Regia Jean Rollin
Cast Cyrille Iste, Brigitte Lahaie, Sandrine Thoquet
Parla di “coppia di occultisti a caccia di Dracula, devono salvare la vittima sacrificale che un gruppo di suore malvagie vogliono offrire in sposa al vampiro”
Giunto all’alba del nuovo millennio, il cinema surreale, pazzo e sensuale di Jean Rollin si perde nei meandri delle produzioni home video, cedendo parte del suo fascino ad una sorta di autocelebrazione. Questo La Fiancée De Dracula, terz’ultima opera prima della dipartita del regista francese, avvenuta nel 2010, si potrebbe definire un compendio sragionato della sua arte cinematografica, spesso ai limiti della pornografia mescolata con una sorta di surrealismo pseudo autoriale che non ha mai attecchito molto nei confronti della critica più blasonata, mentre invece si è costruito un’aura di regista cult da parte degli estimatori del cinema di serie zeta come il sottoscritto.

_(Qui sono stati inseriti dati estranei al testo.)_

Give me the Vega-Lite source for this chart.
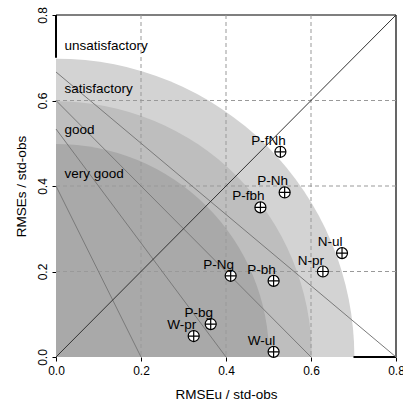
{
  "$schema": "https://vega.github.io/schema/vega-lite/v6.json",
  "width": 340,
  "height": 342,
  "autosize": {"type": "none"},
  "padding": {"left": 56, "top": 15, "right": 7, "bottom": 44},
  "config": {
    "font": "Liberation Sans",
    "view": {"stroke": null},
    "axis": {
      "grid": false,
      "domain": false,
      "tickColor": "#000000",
      "tickSize": 4,
      "labelFontSize": 12,
      "labelColor": "#000000",
      "labelFont": "Liberation Sans",
      "titleFont": "Liberation Sans",
      "titleFontSize": 13.5,
      "titleFontWeight": "normal",
      "titleColor": "#000000"
    }
  },
  "layer": [
    {
      "data": {"values": [
        {"r": 0.7, "zone": "satisfactory"},
        {"r": 0.6, "zone": "good"},
        {"r": 0.5, "zone": "very good"}
      ]},
      "mark": {"type": "arc", "theta": 0, "theta2": 1.5707963, "clip": false},
      "encoding": {
        "x": {"datum": 0, "type": "quantitative",
          "scale": {"domain": [0, 0.8], "nice": false, "zero": true},
          "axis": {"values": [0, 0.2, 0.4, 0.6, 0.8], "format": ".1f", "labelPadding": 4, "labelFlush": false,
            "title": "RMSEu / std-obs", "titleBaseline": "alphabetic", "titleY": 41}},
        "y": {"datum": 0, "type": "quantitative",
          "scale": {"domain": [0, 0.8], "nice": false, "zero": true},
          "axis": {"values": [0, 0.2, 0.4, 0.6, 0.8], "format": ".1f", "labelAngle": -90, "labelAlign": "center",
            "labelBaseline": "alphabetic", "labelPadding": 6, "labelFlush": false,
            "title": "RMSEs / std-obs", "titleBaseline": "alphabetic", "titleX": -31}},
        "radius": {"field": "r", "type": "quantitative", "stack": null,
          "scale": {"type": "linear", "domain": [0, 0.8], "range": [0, 341], "zero": true}},
        "fill": {"field": "zone", "type": "nominal",
          "scale": {"domain": ["satisfactory", "good", "very good"], "range": ["#d3d3d3", "#bebebe", "#a9a9a9"]},
          "legend": null}
      }
    },
    {
      "data": {"values": [
        {"x1": 0, "y1": 0.8, "x2": 0.8, "y2": 0.8, "w": "thin"},
        {"x1": 0.8, "y1": 0, "x2": 0.8, "y2": 0.8, "w": "thin"},
        {"x1": 0, "y1": 0.7, "x2": 0, "y2": 0.8, "w": "thick"},
        {"x1": 0.7, "y1": 0, "x2": 0.8, "y2": 0, "w": "thick"}
      ]},
      "mark": {"type": "rule", "stroke": "#000000"},
      "encoding": {
        "x": {"field": "x1", "type": "quantitative"},
        "y": {"field": "y1", "type": "quantitative"},
        "x2": {"field": "x2"},
        "y2": {"field": "y2"},
        "strokeWidth": {"field": "w", "type": "nominal", "scale": {"domain": ["thin", "thick"], "range": [1.2, 2]}, "legend": null}
      }
    },
    {
      "data": {"values": [{"v": 0.2}, {"v": 0.4}, {"v": 0.6}]},
      "mark": {"type": "rule", "stroke": "#999999", "strokeWidth": 1, "strokeDash": [4, 3]},
      "encoding": {"x": {"field": "v", "type": "quantitative"}}
    },
    {
      "data": {"values": [{"v": 0.2}, {"v": 0.4}, {"v": 0.6}]},
      "mark": {"type": "rule", "stroke": "#999999", "strokeWidth": 1, "strokeDash": [4, 3]},
      "encoding": {"y": {"field": "v", "type": "quantitative"}}
    },
    {
      "data": {"values": [
        {"x1": 0, "y1": 0.4, "x2": 0.2, "y2": 0},
        {"x1": 0, "y1": 0.5333, "x2": 0.4, "y2": 0},
        {"x1": 0, "y1": 0.6, "x2": 0.6, "y2": 0},
        {"x1": 0, "y1": 0.6667, "x2": 0.8, "y2": 0}
      ]},
      "mark": {"type": "rule", "stroke": "#7a7a7a", "strokeWidth": 1},
      "encoding": {
        "x": {"field": "x1", "type": "quantitative"},
        "y": {"field": "y1", "type": "quantitative"},
        "x2": {"field": "x2"},
        "y2": {"field": "y2"}
      }
    },
    {
      "data": {"values": [{"x1": 0, "y1": 0, "x2": 0.8, "y2": 0.8}]},
      "mark": {"type": "rule", "stroke": "#333333", "strokeWidth": 1},
      "encoding": {
        "x": {"field": "x1", "type": "quantitative"},
        "y": {"field": "y1", "type": "quantitative"},
        "x2": {"field": "x2"},
        "y2": {"field": "y2"}
      }
    },
    {
      "data": {"values": [
        {"label": "unsatisfactory", "x": 0.02, "y": 0.728},
        {"label": "satisfactory", "x": 0.02, "y": 0.628},
        {"label": "good", "x": 0.02, "y": 0.53},
        {"label": "very good", "x": 0.02, "y": 0.428}
      ]},
      "mark": {"type": "text", "align": "left", "baseline": "middle", "fontSize": 13.5, "color": "#000000"},
      "encoding": {
        "x": {"field": "x", "type": "quantitative"},
        "y": {"field": "y", "type": "quantitative"},
        "text": {"field": "label"}
      }
    },
    {
      "data": {"name": "pts", "values": [
        {"name": "P-fNh", "u": 0.528, "s": 0.48},
        {"name": "P-Nh", "u": 0.538, "s": 0.385},
        {"name": "P-fbh", "u": 0.481, "s": 0.35},
        {"name": "N-ul", "u": 0.673, "s": 0.243},
        {"name": "N-pr", "u": 0.628, "s": 0.2},
        {"name": "P-Ng", "u": 0.411, "s": 0.19},
        {"name": "P-bh", "u": 0.512, "s": 0.178},
        {"name": "W-ul", "u": 0.512, "s": 0.012},
        {"name": "P-bg", "u": 0.364, "s": 0.077},
        {"name": "W-pr", "u": 0.324, "s": 0.049}
      ]},
      "layer": [
        {
          "mark": {"type": "point", "shape": "circle", "size": 121, "filled": false, "fill": "#ffffff", "fillOpacity": 1, "stroke": "#000000", "strokeWidth": 1.2, "opacity": 1},
          "encoding": {
            "x": {"field": "u", "type": "quantitative"},
            "y": {"field": "s", "type": "quantitative"}
          }
        },
        {
          "mark": {"type": "point", "shape": "M-1,0L1,0M0,-1L0,1", "size": 121, "filled": false, "stroke": "#000000", "strokeWidth": 1.2, "opacity": 1},
          "encoding": {
            "x": {"field": "u", "type": "quantitative"},
            "y": {"field": "s", "type": "quantitative"}
          }
        },
        {
          "mark": {"type": "text", "align": "center", "baseline": "middle", "dx": -12, "dy": -11, "fontSize": 13.5, "color": "#000000"},
          "encoding": {
            "x": {"field": "u", "type": "quantitative"},
            "y": {"field": "s", "type": "quantitative"},
            "text": {"field": "name"}
          }
        }
      ]
    }
  ]
}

La trama vede un vecchio professione e il suo tamarrissimo aiutante che giungono alle porte di un castello dove spunta una vampira ignuda (Sandrine Thoquet) che prima morde il nano Triboulet (Thomas Smith) e poi si sdraia su una tomba. Dietro indicazioni del nano (che appartiene alla razza dei “paralleli”, sorta di congiunzione tra vampiri e umani) i due si recano in un assurdo convento governato da monache pazze che fumano pipa e sigaro e fanno discorsi ancora più assurdi. L’intento è quello di liberare la bella Isabel (Cyrille Iste) promessa sposa nientepopomeno che al conte Dracula. Ma i buoni propositi dei due eroi vengono messi a dura prova da una serie di donne più o meno sciroccate, tra cui una specie di cannibalessa detta “La Louve” (Brigitte Lahaie) che pasteggia con un neonato in culla. Per chi si avvicinasse con quest’opera al cinema del regista d’oltralpe, l’impressione sarebbe quella di aver a che fare con un pazzo assoluto o un genio.

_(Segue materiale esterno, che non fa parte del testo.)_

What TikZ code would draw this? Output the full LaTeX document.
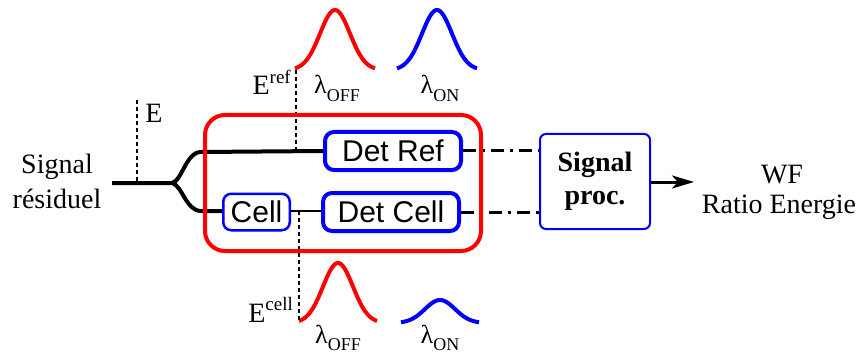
\documentclass[tikz,border=0pt]{standalone}
\usepackage{fontspec}
\setmainfont{Liberation Serif}
\newfontfamily\arialf{Liberation Sans}
\usetikzlibrary{arrows.meta}
\begin{document}
\begin{tikzpicture}[x=1pt,y=-1pt,
  blk/.style={line width=4pt,black},
  edash/.style={line width=2pt,dash pattern=on 4pt off 3pt},
  dashdot/.style={line width=3pt,dash pattern=on 13pt off 6pt on 3pt off 6pt},
  gauss/.style={line width=4pt},
  redbox/.style={draw=red,line width=4pt,rounded corners=20pt,inner sep=0pt},
  detbox/.style={draw=blue,line width=4pt,rounded corners=9pt,inner sep=0pt,
    minimum width=136pt,minimum height=38pt,font=\arialf\fontsize{30}{36}\selectfont},
  cellbox/.style={draw=blue,line width=2.5pt,rounded corners=8pt,inner sep=0pt,
    minimum width=66.5pt,minimum height=36.5pt,font=\arialf\fontsize{30}{36}\selectfont},
  spbox/.style={draw=blue,line width=2pt,rounded corners=6pt,inner sep=0pt,
    minimum width=110pt,minimum height=95pt,align=center,
    font=\bfseries\fontsize{28}{33}\selectfont},
  txt/.style={inner sep=0pt,anchor=base,font=\fontsize{28}{34}\selectfont},
  lam/.style={inner sep=0pt,anchor=base,font=\fontsize{26}{30}\selectfont}
]
\useasboundingbox (0,0) rectangle (866,358);

% blue boxes
\node[detbox] (detref) at (393,151) {Det Ref};
\node[detbox] (detcell) at (391,212) {Det Cell};
\node[cellbox] (cell) at (256.5,212) {Cell};
\node[spbox] (sp) at (595,181.5) {Signal\\[0pt]proc.};

% input text
\node[txt] (sig1) at (57,173) {Signal};
\node[txt] (sig2) at (57,208) {résiduel};

% input line and split
\coordinate (in) at (112,183);
\coordinate (split) at (172,183);
\draw[blk] (in) -- (split) .. controls (182,181) and (186,152) .. (201,152) -- (detref.west);
\draw[blk] (split) .. controls (182,185) and (186,211) .. (201,211) -- (cell.west |- 0,211);
\draw[blk,line width=2.5pt] (cell.east |- 0,211) -- (detcell.west |- 0,211);

% E probe
\coordinate (etop) at (137,100);
\coordinate (ebot) at (137,183);
\draw[edash] (etop) -- (ebot);
\node[txt] (elab) at (154,123) {E};

% top gaussians
\draw[gauss,red] plot[domain=-40:40,samples=61,smooth] ({335+\x},{70-60*exp(-(\x*\x)/450)});
\draw[gauss,blue] plot[domain=-40:40,samples=61,smooth] ({437+\x},{70-60*exp(-(\x*\x)/450)});
\coordinate (gref) at (296,70);
\coordinate (rref) at (296,152);
\draw[edash] (gref) -- (rref);
\node[txt,anchor=base east] (eref) at (291,95) {E\raisebox{0.42em}{\fontsize{19}{19}\selectfont ref}};
\node[lam] (loff1) at (337,94) {λ\raisebox{-0.28em}{\fontsize{18}{18}\selectfont OFF}};
\node[lam] (lon1) at (440,94) {λ\raisebox{-0.28em}{\fontsize{18}{18}\selectfont ON}};

% bottom gaussians
\draw[gauss,red] plot[domain=-39:39,samples=61,smooth] ({338+\x},{323-60*exp(-(\x*\x)/450)});
\draw[gauss,blue] plot[domain=-39:39,samples=61,smooth] ({440+\x},{323-23*exp(-(\x*\x)/450)});
\coordinate (rcell) at (299,211);
\coordinate (gcell) at (299,323);
\draw[edash] (rcell) -- (gcell);
\node[txt,anchor=base east] (ecell) at (293,322) {E\raisebox{0.42em}{\fontsize{19}{19}\selectfont cell}};
\node[lam] (loff2) at (338,343) {λ\raisebox{-0.28em}{\fontsize{18}{18}\selectfont OFF}};
\node[lam] (lon2) at (440,343) {λ\raisebox{-0.28em}{\fontsize{18}{18}\selectfont ON}};

% dash-dot links
\draw[dashdot] (detref.east) -- (sp.west |- detref.east);
\draw[dashdot] (detcell.east) -- (sp.west |- detcell.east);

% red enclosure (drawn over the lines)
\node[redbox,minimum width=276pt,minimum height=136pt] (box) at (343,183) {};

% output
\coordinate (out) at (694,182);
\draw[line width=3pt,-{Stealth[length=22pt,width=13pt,inset=6pt]}] (sp.east |- out) -- (out);
\node[txt] (wf) at (782,183) {WF};
\node[txt] (ratio) at (779,213) {Ratio Energie};
\end{tikzpicture}
\end{document}
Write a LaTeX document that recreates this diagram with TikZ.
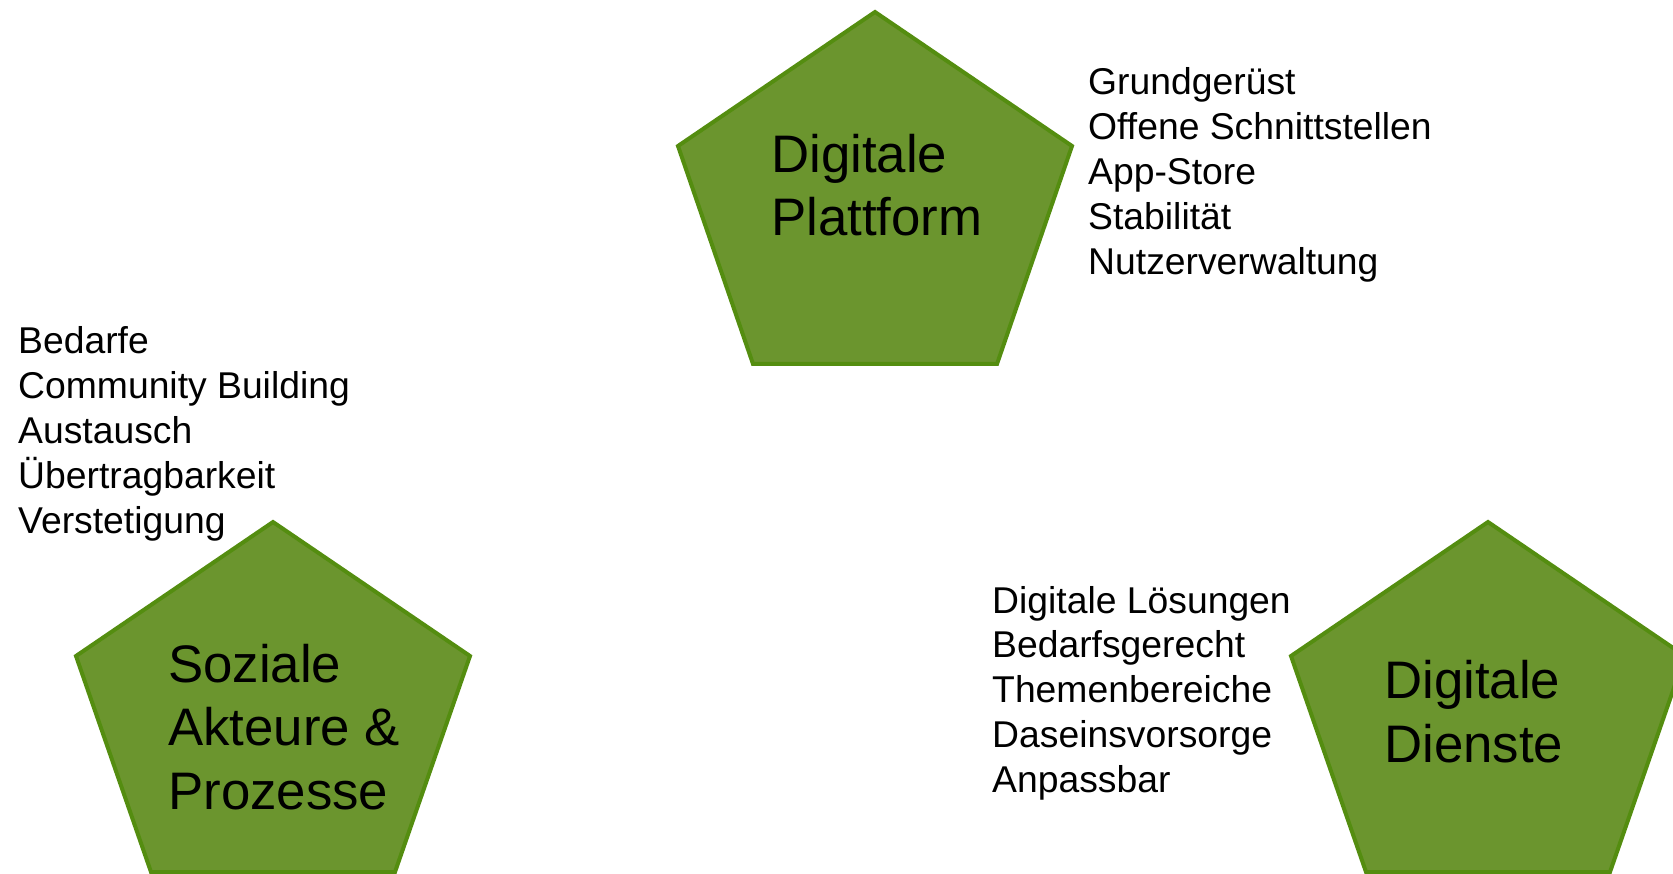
\documentclass[tikz,border=0pt]{standalone}
\usepackage{fontspec}
\setmainfont{Liberation Sans}
\definecolor{pentfill}{RGB}{107,149,46}
\definecolor{pentline}{RGB}{84,141,16}
\tikzset{
  pent/.style={fill=pentfill, draw=pentline, line width=4pt, line join=miter},
  listtxt/.style={anchor=base west, inner sep=0pt, font=\fontsize{37.3}{44.8}\selectfont},
  titletxt/.style={anchor=base west, inner sep=0pt, font=\fontsize{52.8}{63.5}\selectfont},
}
\begin{document}
\begin{tikzpicture}[x=1pt,y=-1pt]
\useasboundingbox (0,0) rectangle (1673,874);
\clip (0,0) rectangle (1673,874);
% pentagons
\draw[pent] (875,12) -- (1072,146) -- (997,364) -- (753,364) -- (678,146) -- cycle;
\draw[pent] (273,522) -- (470,656) -- (395,872) -- (151,872) -- (76,656) -- cycle;
\draw[pent] (1488,522) -- (1685,656) -- (1610,872) -- (1366,872) -- (1291,656) -- cycle;
% titles
\node[titletxt] (t1a) at (771,172.7) {Digitale};
\node[titletxt] (t1b) at (771,236) {Plattform};
\node[titletxt] (t2a) at (168,682) {Soziale};
\node[titletxt] (t2b) at (168,745.5) {Akteure \&};
\node[titletxt] (t2c) at (168,809) {Prozesse};
\node[titletxt] (t3a) at (1384,698.5) {Digitale};
\node[titletxt] (t3b) at (1384,762) {Dienste};
% list top right
\node[listtxt] (a1) at (1088,95) {Grundgerüst};
\node[listtxt] (a2) at (1088,139.8) {Offene Schnittstellen};
\node[listtxt] (a3) at (1088,184.6) {App-Store};
\node[listtxt] (a4) at (1088,229.4) {Stabilität};
\node[listtxt] (a5) at (1088,274.2) {Nutzerverwaltung};
% list left
\node[listtxt] (b1) at (18,354) {Bedarfe};
\node[listtxt] (b2) at (18,398.8) {Community Building};
\node[listtxt] (b3) at (18,443.6) {Austausch};
\node[listtxt] (b4) at (18,488.4) {Übertragbarkeit};
\node[listtxt] (b5) at (18,533.2) {Verstetigung};
% list bottom middle
\node[listtxt] (c1) at (992,613) {Digitale Lösungen};
\node[listtxt] (c2) at (992,657.8) {Bedarfsgerecht};
\node[listtxt] (c3) at (992,702.6) {Themenbereiche};
\node[listtxt] (c4) at (992,747.4) {Daseinsvorsorge};
\node[listtxt] (c5) at (992,792.2) {Anpassbar};
\end{tikzpicture}
\end{document}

Purtroppo gli estimatori del maestro si trovano di fronte ad un filmetto scialbo, recitato male e girato anche peggio, dove la sensazione generale è quella di riciclare i topoi classici del cinema rolliniano come l’ossessiva presenza dell’orologio a pendolo (recapitato direttamente da Le Frisson des Vampire, suo capolavoro del 1971) che assume, in questo frangente, la funzione di portale verso multiversi paralleli quali ovviamente il buon Rollin, penalizzato come sempre da budget inesistenti, non prova nemmeno a mostrarci. Del resto anche gli effetti speciali latitano, al punto che la trasformazione finale della vampira, bruciata dal sole, sembra un’accozzaglia di make up dozzinale buttato a casaccio, sulla faccia della poveretta.